In "Counterfeit Saints", photographer Jamie Nelson dissects society’s fixation on the luxury logo - where devotion to branding verges on religious worship. Collaborating with artist Dylan Egon, Jamie fabricated a series of faux Chanel artifacts: guns, armour, halos built from gold-plated switchblades, even microscopic Chanel “eye-boogers.” In contrast, stylist Anna Katsanis incorporated authentic Chanel pieces, creating a visual puzzle in which viewers are invited to guess what is real and what is counterfeit. The friction between the genuine and the faux becomes the conceptual engine of the work, exposing how a simple logo, cultivated over time, can hypnotise a culture.
The images oscillate between parody and reverence. In one, a woman’s eyes are veiled by dripping gold chains, her latex armour emblazoned with the interlocking Cs - a vision suggestive of both sanctity and submission. In another, a model stares defiantly down the barrel of a gold-plated Chanel revolver, the double C stamped where a serial number might be. Elsewhere, Jamie constructs an absurdist pantheon: a Chanel “Saint” crowned with a halo of knives, a nude figure wearing only Chanel nipple pasties, a face fully tattooed in the brand’s insignia.

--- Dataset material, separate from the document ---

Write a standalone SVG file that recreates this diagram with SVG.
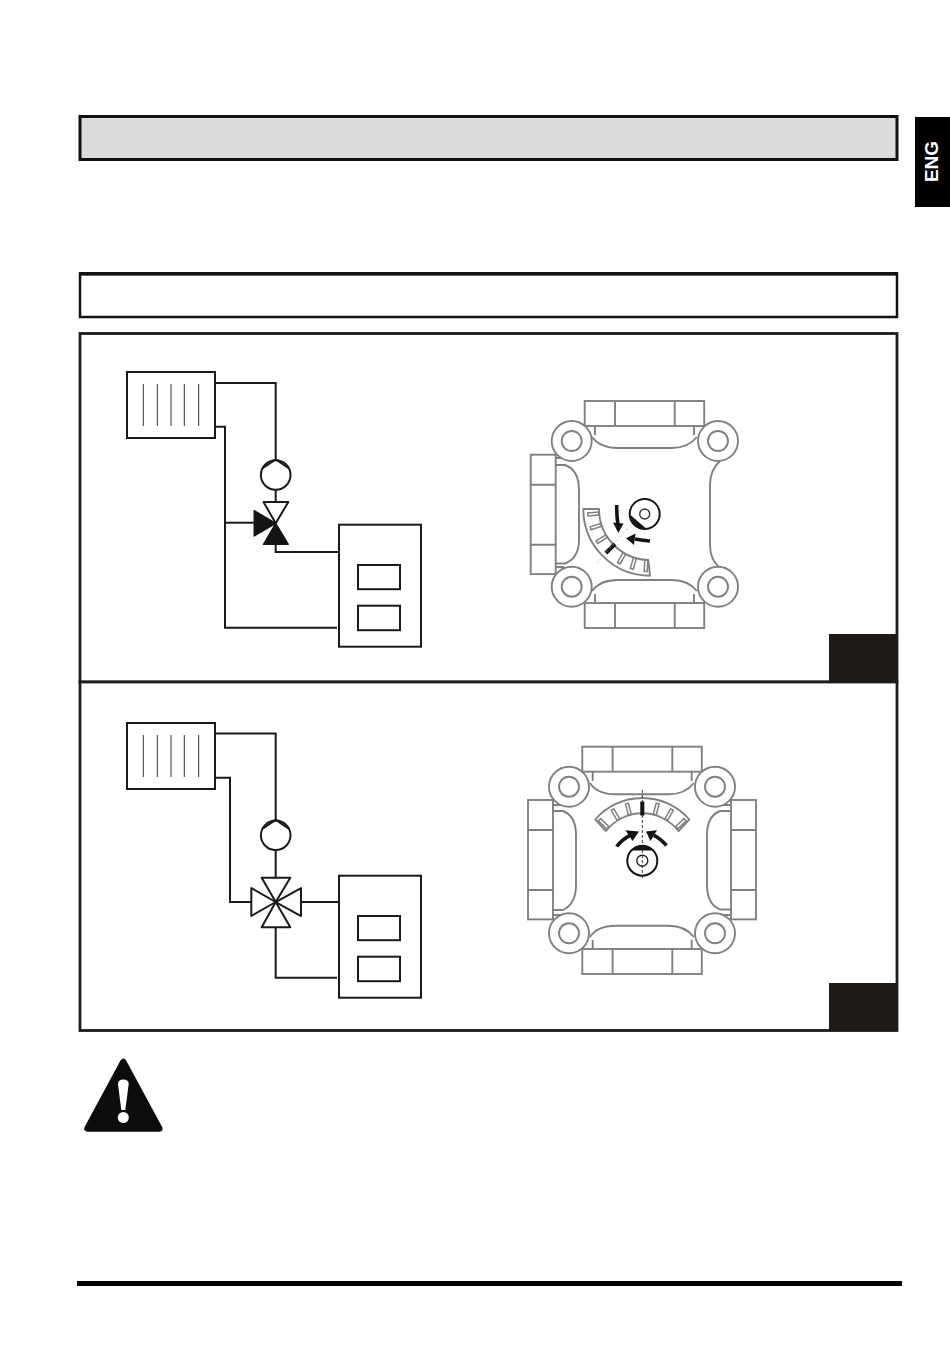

Across skin, metal, and fabric, the relentless repetition of the Chanel logo becomes both mantra and critique. Jamie parodies the extremes of brand obsession and the lengths to which people will go to adorn themselves with symbols of status - spending exorbitant sums on anything touched by a fashion emblem, or even fantasising about objects that never existed in the first place.
“Counterfeit Saints” ultimately asks what remains when consumer devotion outpaces meaning. If luxury becomes liturgy and branding becomes belief, what happens when the illusion shatters - when we discover that the sacred objects were counterfeit all along? Perhaps the farce was the point: authenticity matters less than the faith we’re willing to give a logo.